Requirement. The lines to extract run from the first line of the material below to the line containing "-0.609, -0.071, -0.029];", both included; leave the pictures behind.

Information supplied.
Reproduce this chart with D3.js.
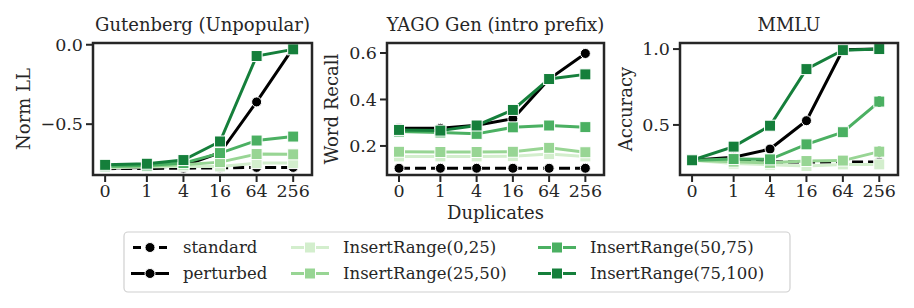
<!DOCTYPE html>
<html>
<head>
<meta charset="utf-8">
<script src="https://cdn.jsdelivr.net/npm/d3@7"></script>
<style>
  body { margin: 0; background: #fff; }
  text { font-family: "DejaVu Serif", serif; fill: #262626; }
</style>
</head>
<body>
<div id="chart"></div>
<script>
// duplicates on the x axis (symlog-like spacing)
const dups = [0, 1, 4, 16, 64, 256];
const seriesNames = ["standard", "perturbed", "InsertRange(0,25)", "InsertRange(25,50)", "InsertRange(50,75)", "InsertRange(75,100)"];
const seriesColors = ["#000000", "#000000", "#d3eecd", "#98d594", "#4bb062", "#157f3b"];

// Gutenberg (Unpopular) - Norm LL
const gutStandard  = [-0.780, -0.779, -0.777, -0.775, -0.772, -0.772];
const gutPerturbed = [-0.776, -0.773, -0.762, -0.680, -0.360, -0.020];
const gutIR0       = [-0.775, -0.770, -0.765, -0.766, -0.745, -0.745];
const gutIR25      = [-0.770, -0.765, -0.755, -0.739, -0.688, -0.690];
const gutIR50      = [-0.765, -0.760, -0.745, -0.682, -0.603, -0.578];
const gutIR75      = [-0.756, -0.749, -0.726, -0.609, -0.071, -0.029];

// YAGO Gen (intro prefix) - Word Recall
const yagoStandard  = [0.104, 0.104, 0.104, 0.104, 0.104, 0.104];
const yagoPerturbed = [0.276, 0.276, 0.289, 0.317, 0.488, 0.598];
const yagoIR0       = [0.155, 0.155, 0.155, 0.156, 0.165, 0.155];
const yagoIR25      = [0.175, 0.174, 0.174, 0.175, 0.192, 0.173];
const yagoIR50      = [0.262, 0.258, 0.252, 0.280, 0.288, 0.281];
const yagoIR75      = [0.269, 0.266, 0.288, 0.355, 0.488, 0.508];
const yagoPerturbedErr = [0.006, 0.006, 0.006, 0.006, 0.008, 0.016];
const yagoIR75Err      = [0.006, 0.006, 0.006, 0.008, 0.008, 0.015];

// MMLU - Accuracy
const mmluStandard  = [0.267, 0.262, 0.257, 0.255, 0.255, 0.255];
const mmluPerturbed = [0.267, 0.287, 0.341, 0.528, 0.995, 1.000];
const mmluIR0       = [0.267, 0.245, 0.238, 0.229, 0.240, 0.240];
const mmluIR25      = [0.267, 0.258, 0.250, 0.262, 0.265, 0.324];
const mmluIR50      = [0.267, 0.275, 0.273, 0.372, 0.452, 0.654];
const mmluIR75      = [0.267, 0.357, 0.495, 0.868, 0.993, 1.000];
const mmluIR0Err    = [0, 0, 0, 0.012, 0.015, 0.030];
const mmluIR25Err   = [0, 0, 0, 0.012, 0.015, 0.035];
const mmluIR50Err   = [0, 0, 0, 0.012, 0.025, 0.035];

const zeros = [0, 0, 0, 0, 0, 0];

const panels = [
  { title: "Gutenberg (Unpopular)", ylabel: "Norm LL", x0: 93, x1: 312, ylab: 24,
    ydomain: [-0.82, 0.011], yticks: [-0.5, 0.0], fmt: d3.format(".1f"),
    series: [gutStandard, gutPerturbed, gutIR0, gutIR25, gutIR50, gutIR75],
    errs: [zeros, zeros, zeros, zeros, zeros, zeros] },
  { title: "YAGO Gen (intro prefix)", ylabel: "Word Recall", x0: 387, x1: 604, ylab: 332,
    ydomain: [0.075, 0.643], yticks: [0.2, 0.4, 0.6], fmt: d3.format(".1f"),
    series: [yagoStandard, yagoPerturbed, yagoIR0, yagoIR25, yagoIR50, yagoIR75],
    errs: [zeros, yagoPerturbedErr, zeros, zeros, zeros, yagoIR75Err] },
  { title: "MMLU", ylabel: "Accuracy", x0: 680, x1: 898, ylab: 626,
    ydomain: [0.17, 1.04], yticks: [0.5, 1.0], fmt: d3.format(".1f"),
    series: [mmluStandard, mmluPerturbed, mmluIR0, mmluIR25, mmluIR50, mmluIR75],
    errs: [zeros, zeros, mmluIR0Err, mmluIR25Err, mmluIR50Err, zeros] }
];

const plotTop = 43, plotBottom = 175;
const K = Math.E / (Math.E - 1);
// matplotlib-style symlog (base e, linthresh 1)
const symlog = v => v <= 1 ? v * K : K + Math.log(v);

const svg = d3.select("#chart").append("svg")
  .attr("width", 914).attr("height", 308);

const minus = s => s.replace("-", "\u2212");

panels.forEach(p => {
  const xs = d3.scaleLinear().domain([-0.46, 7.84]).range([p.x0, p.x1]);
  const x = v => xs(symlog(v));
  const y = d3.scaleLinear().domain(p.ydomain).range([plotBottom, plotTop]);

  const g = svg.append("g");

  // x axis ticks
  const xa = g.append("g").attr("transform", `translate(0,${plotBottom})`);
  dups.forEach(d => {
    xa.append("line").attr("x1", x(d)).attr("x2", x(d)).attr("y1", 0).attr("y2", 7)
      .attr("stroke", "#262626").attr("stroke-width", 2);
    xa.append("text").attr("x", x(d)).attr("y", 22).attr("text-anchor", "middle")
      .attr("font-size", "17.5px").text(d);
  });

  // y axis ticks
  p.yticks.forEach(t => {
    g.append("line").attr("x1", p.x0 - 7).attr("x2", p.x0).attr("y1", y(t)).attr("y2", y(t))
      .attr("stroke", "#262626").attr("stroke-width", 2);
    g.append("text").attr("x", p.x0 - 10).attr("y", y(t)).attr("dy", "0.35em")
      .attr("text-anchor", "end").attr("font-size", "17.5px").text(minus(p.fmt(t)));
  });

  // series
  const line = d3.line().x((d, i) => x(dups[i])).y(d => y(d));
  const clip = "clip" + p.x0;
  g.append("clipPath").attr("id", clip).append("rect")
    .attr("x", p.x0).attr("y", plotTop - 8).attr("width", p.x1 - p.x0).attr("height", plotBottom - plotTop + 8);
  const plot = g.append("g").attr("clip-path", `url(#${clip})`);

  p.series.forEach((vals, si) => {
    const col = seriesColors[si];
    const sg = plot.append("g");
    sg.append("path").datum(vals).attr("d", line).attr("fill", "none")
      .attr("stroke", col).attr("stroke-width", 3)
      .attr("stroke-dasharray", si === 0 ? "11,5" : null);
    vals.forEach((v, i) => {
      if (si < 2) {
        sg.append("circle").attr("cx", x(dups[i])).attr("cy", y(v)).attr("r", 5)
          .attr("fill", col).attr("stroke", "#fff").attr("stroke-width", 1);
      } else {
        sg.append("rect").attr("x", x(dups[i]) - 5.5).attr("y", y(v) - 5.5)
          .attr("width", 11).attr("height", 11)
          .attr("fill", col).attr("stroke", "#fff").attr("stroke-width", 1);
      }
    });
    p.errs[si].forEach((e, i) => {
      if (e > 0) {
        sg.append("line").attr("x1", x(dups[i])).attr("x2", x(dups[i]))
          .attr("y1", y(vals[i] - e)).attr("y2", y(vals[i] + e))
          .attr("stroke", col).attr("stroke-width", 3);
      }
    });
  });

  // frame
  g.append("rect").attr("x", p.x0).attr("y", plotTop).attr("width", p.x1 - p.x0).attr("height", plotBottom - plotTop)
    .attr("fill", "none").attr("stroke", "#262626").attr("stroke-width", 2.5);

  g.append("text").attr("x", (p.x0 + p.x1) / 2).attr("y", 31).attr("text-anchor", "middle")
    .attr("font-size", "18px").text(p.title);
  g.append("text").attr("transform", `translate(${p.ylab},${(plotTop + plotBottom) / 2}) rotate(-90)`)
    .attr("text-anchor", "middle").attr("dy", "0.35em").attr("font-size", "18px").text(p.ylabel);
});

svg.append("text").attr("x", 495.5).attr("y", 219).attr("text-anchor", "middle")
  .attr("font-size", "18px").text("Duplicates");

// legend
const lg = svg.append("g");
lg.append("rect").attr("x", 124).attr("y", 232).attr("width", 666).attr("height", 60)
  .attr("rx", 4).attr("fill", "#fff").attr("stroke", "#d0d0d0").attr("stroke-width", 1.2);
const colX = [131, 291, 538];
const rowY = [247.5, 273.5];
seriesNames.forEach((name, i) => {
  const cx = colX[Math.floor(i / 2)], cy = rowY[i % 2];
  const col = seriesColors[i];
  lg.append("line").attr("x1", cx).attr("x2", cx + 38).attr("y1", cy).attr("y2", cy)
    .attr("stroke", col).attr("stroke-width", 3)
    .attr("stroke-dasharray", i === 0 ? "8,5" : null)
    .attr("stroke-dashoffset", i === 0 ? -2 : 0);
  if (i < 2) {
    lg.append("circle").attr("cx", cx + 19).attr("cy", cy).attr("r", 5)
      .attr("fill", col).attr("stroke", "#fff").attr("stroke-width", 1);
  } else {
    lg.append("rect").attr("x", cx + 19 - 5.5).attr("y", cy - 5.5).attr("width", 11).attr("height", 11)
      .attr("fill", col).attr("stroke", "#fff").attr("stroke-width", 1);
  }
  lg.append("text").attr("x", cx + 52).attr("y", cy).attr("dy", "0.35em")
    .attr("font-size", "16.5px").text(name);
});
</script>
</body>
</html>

Written answer.
Reproduce this chart with D3.js.
<!DOCTYPE html>
<html>
<head>
<meta charset="utf-8">
<script src="https://cdn.jsdelivr.net/npm/d3@7"></script>
<style>
  body { margin: 0; background: #fff; }
  text { font-family: "DejaVu Serif", serif; fill: #262626; }
</style>
</head>
<body>
<div id="chart"></div>
<script>
// duplicates on the x axis (symlog-like spacing)
const dups = [0, 1, 4, 16, 64, 256];
const seriesNames = ["standard", "perturbed", "InsertRange(0,25)", "InsertRange(25,50)", "InsertRange(50,75)", "InsertRange(75,100)"];
const seriesColors = ["#000000", "#000000", "#d3eecd", "#98d594", "#4bb062", "#157f3b"];

// Gutenberg (Unpopular) - Norm LL
const gutStandard  = [-0.780, -0.779, -0.777, -0.775, -0.772, -0.772];
const gutPerturbed = [-0.776, -0.773, -0.762, -0.680, -0.360, -0.020];
const gutIR0       = [-0.775, -0.770, -0.765, -0.766, -0.745, -0.745];
const gutIR25      = [-0.770, -0.765, -0.755, -0.739, -0.688, -0.690];
const gutIR50      = [-0.765, -0.760, -0.745, -0.682, -0.603, -0.578];
const gutIR75      = [-0.756, -0.749, -0.726, -0.609, -0.071, -0.029];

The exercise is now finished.